Page 99 Test
Let’s see if page 99 of one of my favorite books does the job of representing what the book’s all about…
The Giver by Lois Lowry
Excerpts from the 99th page…
“He found that he was often angry, now: irrationally angry at his groupmates, that they were satisfied with their lives which had none of the vibrance his own was taking on.”
“He put his hands on Asher’s shoulders, and concentrated on the red of the petals, trying to hold it as long as he could, and trying at the same time to transmit the awareness of red to his friend.”
“One evening he came home from his training weighted with new knowledge. The Giver had chosen a startling and disturbing memory that day.”

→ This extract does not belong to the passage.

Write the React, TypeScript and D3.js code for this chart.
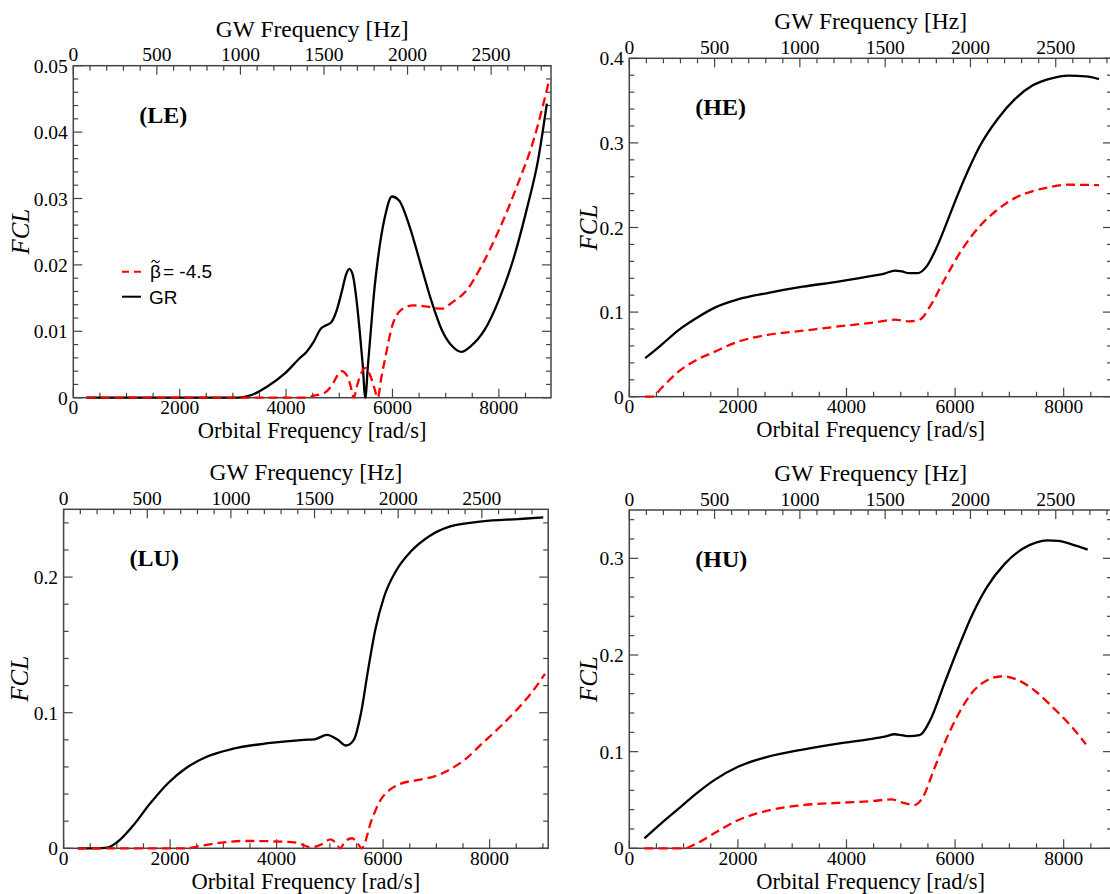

If you haven’t read The Giver, (and I highly suggest that you do) it’s a YA/middle grade novel about a futuristic community without color, pain, or disorder of any kind. One person in the community is chosen to hold the collective memories of the past – memories that are both pleasurable and painful. Twelve-year-old Jonas is chosen to be the next keeper of these memories and as he receives them from the Giver, Jonas’s innocence slowly erodes as he realizes that a life of safety and security within the community is not a real or fulfilling life at all.
I’d say these lines from page 99 definitely represent the main conflict of the book – Jonas’s realization that the memories he receives are causing a rift between his community and himself.
Page 69 Test
Here’s another of my favorite books, Needful Things by Stephen King.

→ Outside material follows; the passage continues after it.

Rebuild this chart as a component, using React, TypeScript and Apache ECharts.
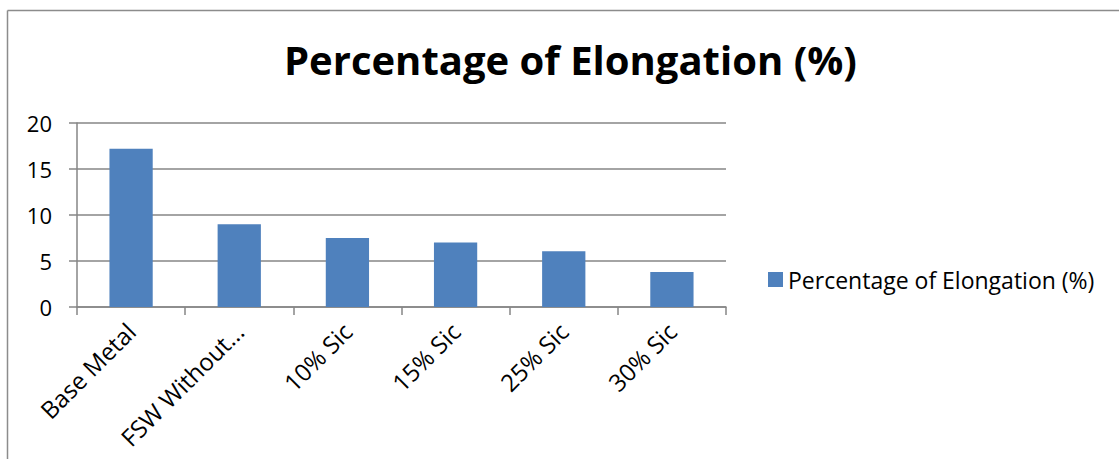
import React, { useEffect, useRef } from "react";
import * as echarts from "echarts";

const categories = ["Base Metal", "FSW Without...", "10% Sic", "15% Sic", "25% Sic", "30% Sic"];
const elongation = [17.2, 9, 7.5, 7, 6.05, 3.8];
const seriesName = "Percentage of Elongation (%)";
const titleText = "Percentage of Elongation (%)";

const FONT = "'Open Sans', 'Noto Sans', sans-serif";
const GRID_COLOR = "#868686";
const BAR_COLOR = "#4F81BD";

export default function App() {
  const ref = useRef<HTMLDivElement>(null);

  useEffect(() => {
    if (!ref.current) return;
    const chart = echarts.init(ref.current, undefined, { renderer: "svg" });
    chart.setOption({
      animation: false,
      backgroundColor: "#ffffff",
      title: {
        text: titleText,
        left: 279,
        top: 34,
        textStyle: { fontFamily: FONT, fontWeight: "bold", fontSize: 40, color: "#000" },
      },
      legend: {
        data: [seriesName],
        left: 763,
        top: 263,
        icon: "rect",
        itemWidth: 15,
        itemHeight: 15,
        itemGap: 7,
        textStyle: { fontFamily: FONT, fontSize: 23, color: "#000" },
      },
      grid: { left: 77, right: 393, top: 123, bottom: 152, containLabel: false },
      xAxis: {
        type: "category",
        data: categories,
        boundaryGap: true,
        axisLine: { show: true, lineStyle: { color: GRID_COLOR, width: 1.5 } },
        axisTick: { show: true, length: 8, alignWithLabel: false, lineStyle: { color: GRID_COLOR, width: 1.5 } },
        axisLabel: {
          rotate: 45,
          interval: 0,
          margin: 20,
          fontFamily: FONT,
          fontSize: 24,
          color: "#000",
        },
      },
      yAxis: {
        type: "value",
        min: 0,
        max: 20,
        interval: 5,
        axisLine: { show: true, lineStyle: { color: GRID_COLOR, width: 1.5 } },
        axisTick: { show: true, length: 8, lineStyle: { color: GRID_COLOR, width: 1.5 } },
        splitLine: { show: true, lineStyle: { color: GRID_COLOR, width: 1.5 } },
        axisLabel: { margin: 25, fontFamily: FONT, fontSize: 22, color: "#000" },
      },
      series: [
        {
          name: seriesName,
          type: "bar",
          data: elongation,
          barWidth: "40%",
          itemStyle: { color: BAR_COLOR },
        },
      ],
      graphic: [
        { type: "line", shape: { x1: 7.5, y1: 10.5, x2: 1119, y2: 10.5 }, style: { stroke: "#8c8c8c", lineWidth: 1.5 } },
        { type: "line", shape: { x1: 7.5, y1: 10.5, x2: 7.5, y2: 459 }, style: { stroke: "#8c8c8c", lineWidth: 1.5 } },
      ],
    });
    return () => chart.dispose();
  }, []);

  return (
    <div
      ref={ref}
      style={{ position: "absolute", left: 0, top: 0, width: 1119, height: 459 }}
    />
  );
}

Excerpts from the 69th page…
“…Wilma Jerzyck called her up one night and told her that if Nettie didn’t shut the dog up, she’d come over and cut his throat?”
“Nettie’s got problems, all right,” Polly said, “but her reaction to Mr. Gaunt was nothing short of amazing. It really was awfully sweet.”
Needful Things is another King novel taking place in the fictional town of Castle Rock, Maine. Charming Leland Gaunt sets up shop in the small town, but his shop is like no other – it’s got literally anything you could ever want, but for a hefty price. Mr. Gaunt makes deals with the citizens of Castle Rock, plays them against each other, stirs up dormant animosity between them, and creates chaos and mayhem in the town.
My paperback copy of the book is an enormous 736 pages, but the 69th page still manages to portray the spirit of the book – how Mr. Gaunt easily charms the citizens of the town, then sets them against their worst enemies and fears.
The book’s length might be a problem when trying to determine whether or not to read/buy the book based on just page 99 or 69. My page 99 from The Giver was more than halfway through the book, while page 69 from Needful Things wasn’t even a quarter of the way through. (Even page 99 wouldn’t be a quarter of the way through!)
Still, if a writer is really good, he or she will be able to weave the book’s central conflict throughout each page, making every page an accurate representation of the rest of the book.